Мне вспомнилась строка Дилана Томаса о том, что влюбленные умирают, но любовь продолжает жить. Я был тронут, прочитав это впервые, но теперь мне стало интересно: где же она продолжает жить? Или это идеал платоников? Кто услышит грохот падающих деревьев, если поблизости нет ушей?

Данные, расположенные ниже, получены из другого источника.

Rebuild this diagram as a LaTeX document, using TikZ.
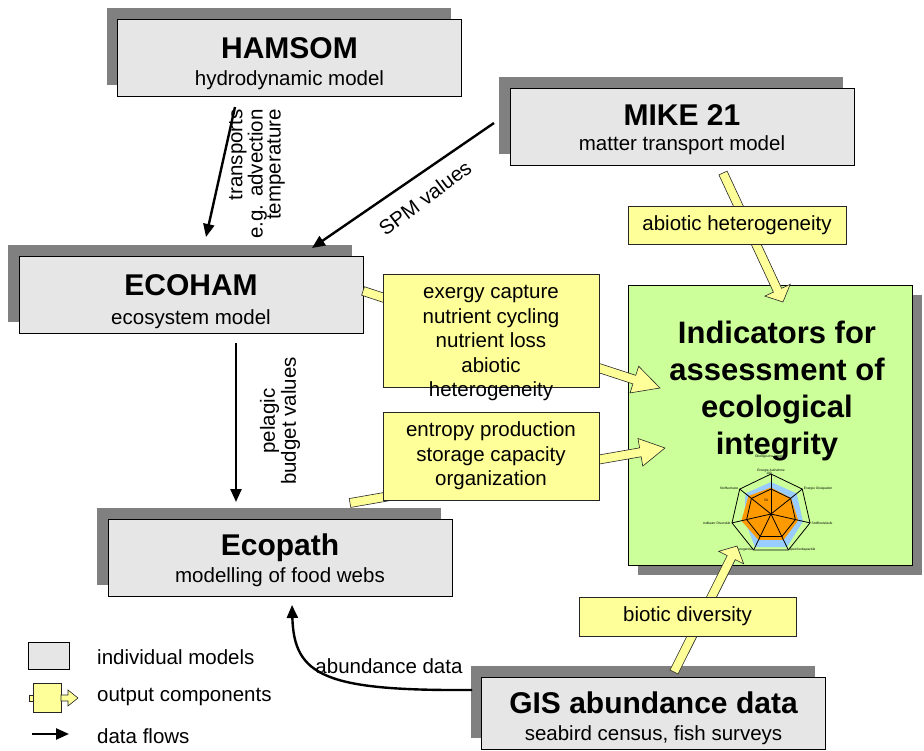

Постепенно в мой разум проникли идеи «волнового эффекта» и человеческих отношений, принеся с собой облегчение и надежду. То, что произошло в группе сего дня, повлияет на каждого участника, может быть, необратимо. Вовлечены мы все, и мы обязательно, прямо или косвенно, передадим другим людям то, чему научились сегодня. Все люди, слышавшие рассказ Джеффа, передадут его другим. Мы просто не может не поделиться столь серьезным уроком. Волны мудрости, сочувствия и достоинства пойдут дальше, дальше и дальше…
Жан Бодрийяр
Мне вспоминается притча о тибетских монахах, на протяжении многих веков пытавшихся справиться с задачей расшифровки всех имен Бога, девяти миллиардов его имен. Однажды они приглашают людей из IBM, которые привозят с собой компьютеры и завершают работу за один месяц. Монахи сообщают им о пророчестве: как только полный перечень имен Бога будет составлен, миру придет конец. Люди из IBM пророчеству, естественно, не верят, но когда, вручив готовый список монахам, они начинают спускаться на равнину, то видят, как в ночном небе одна за другой гаснут звезды. Это очень красивая притча об уничтожении вселенной ее последней верификацией, верификацией, которая делает вселенную совершенной, отдавая во власть исчислению, во власть истине.